[begin INFORMATION SUPPLIED]

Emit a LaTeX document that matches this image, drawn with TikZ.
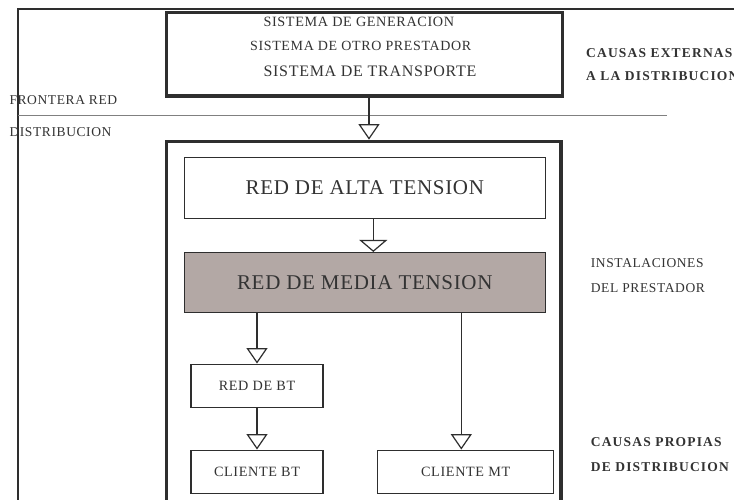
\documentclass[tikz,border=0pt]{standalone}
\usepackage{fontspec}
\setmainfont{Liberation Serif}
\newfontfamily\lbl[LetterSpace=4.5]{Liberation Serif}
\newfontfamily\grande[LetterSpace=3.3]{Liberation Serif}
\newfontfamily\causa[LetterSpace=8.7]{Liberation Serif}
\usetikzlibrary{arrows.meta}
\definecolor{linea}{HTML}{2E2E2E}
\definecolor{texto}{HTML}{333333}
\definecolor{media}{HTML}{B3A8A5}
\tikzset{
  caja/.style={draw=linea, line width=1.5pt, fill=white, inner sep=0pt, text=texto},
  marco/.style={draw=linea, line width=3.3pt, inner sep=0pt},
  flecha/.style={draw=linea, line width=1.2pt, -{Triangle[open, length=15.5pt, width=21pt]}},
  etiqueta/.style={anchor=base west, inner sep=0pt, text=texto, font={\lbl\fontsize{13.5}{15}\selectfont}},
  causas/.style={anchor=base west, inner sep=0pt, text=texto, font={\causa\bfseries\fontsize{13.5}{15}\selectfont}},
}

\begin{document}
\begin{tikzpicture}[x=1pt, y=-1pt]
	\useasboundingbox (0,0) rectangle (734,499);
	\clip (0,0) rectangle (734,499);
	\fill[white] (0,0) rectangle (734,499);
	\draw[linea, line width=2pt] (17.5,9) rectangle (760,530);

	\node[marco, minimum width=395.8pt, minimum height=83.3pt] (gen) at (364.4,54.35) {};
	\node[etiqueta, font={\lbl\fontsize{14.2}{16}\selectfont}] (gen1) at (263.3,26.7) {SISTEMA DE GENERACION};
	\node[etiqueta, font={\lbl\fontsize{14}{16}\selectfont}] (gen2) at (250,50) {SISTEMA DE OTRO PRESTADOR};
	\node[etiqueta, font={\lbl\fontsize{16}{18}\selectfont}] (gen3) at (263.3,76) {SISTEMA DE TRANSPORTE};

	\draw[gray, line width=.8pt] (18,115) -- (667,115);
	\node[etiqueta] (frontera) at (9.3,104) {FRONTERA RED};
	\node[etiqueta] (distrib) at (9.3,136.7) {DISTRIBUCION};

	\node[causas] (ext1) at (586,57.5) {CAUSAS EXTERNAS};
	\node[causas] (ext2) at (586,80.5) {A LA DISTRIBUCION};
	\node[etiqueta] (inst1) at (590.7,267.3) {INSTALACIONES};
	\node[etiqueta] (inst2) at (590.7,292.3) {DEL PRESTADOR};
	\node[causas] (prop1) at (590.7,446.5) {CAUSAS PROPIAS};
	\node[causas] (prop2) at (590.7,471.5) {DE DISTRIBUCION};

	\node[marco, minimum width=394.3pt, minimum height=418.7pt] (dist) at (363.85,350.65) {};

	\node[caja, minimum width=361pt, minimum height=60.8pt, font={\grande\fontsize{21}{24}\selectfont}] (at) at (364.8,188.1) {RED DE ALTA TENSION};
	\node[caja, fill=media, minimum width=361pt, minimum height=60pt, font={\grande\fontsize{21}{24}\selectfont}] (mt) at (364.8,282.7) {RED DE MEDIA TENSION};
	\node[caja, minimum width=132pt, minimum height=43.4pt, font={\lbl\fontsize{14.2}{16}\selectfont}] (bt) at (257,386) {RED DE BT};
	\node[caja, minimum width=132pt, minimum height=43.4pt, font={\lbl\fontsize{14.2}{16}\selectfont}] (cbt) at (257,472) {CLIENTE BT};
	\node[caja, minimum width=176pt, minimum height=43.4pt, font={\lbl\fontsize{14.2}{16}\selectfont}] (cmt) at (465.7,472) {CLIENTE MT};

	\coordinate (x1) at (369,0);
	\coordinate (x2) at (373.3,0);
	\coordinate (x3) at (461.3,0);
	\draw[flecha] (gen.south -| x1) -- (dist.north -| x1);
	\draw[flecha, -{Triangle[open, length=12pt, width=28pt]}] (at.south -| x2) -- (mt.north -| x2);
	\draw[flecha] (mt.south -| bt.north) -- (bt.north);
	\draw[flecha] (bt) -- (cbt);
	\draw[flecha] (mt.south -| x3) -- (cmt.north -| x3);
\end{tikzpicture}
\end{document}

[end INFORMATION SUPPLIED]

WHAT IS ASKED
Restate only the lines running from the start of the material above through the line containing "(17.5,9) rectangle (760,530);", ends included. No pictures.

ANSWER TO THE PROBLEM
Emit a LaTeX document that matches this image, drawn with TikZ.
\documentclass[tikz,border=0pt]{standalone}
\usepackage{fontspec}
\setmainfont{Liberation Serif}
\newfontfamily\lbl[LetterSpace=4.5]{Liberation Serif}
\newfontfamily\grande[LetterSpace=3.3]{Liberation Serif}
\newfontfamily\causa[LetterSpace=8.7]{Liberation Serif}
\usetikzlibrary{arrows.meta}
\definecolor{linea}{HTML}{2E2E2E}
\definecolor{texto}{HTML}{333333}
\definecolor{media}{HTML}{B3A8A5}
\tikzset{
  caja/.style={draw=linea, line width=1.5pt, fill=white, inner sep=0pt, text=texto},
  marco/.style={draw=linea, line width=3.3pt, inner sep=0pt},
  flecha/.style={draw=linea, line width=1.2pt, -{Triangle[open, length=15.5pt, width=21pt]}},
  etiqueta/.style={anchor=base west, inner sep=0pt, text=texto, font={\lbl\fontsize{13.5}{15}\selectfont}},
  causas/.style={anchor=base west, inner sep=0pt, text=texto, font={\causa\bfseries\fontsize{13.5}{15}\selectfont}},
}

\begin{document}
\begin{tikzpicture}[x=1pt, y=-1pt]
	\useasboundingbox (0,0) rectangle (734,499);
	\clip (0,0) rectangle (734,499);
	\fill[white] (0,0) rectangle (734,499);
	\draw[linea, line width=2pt] (17.5,9) rectangle (760,530);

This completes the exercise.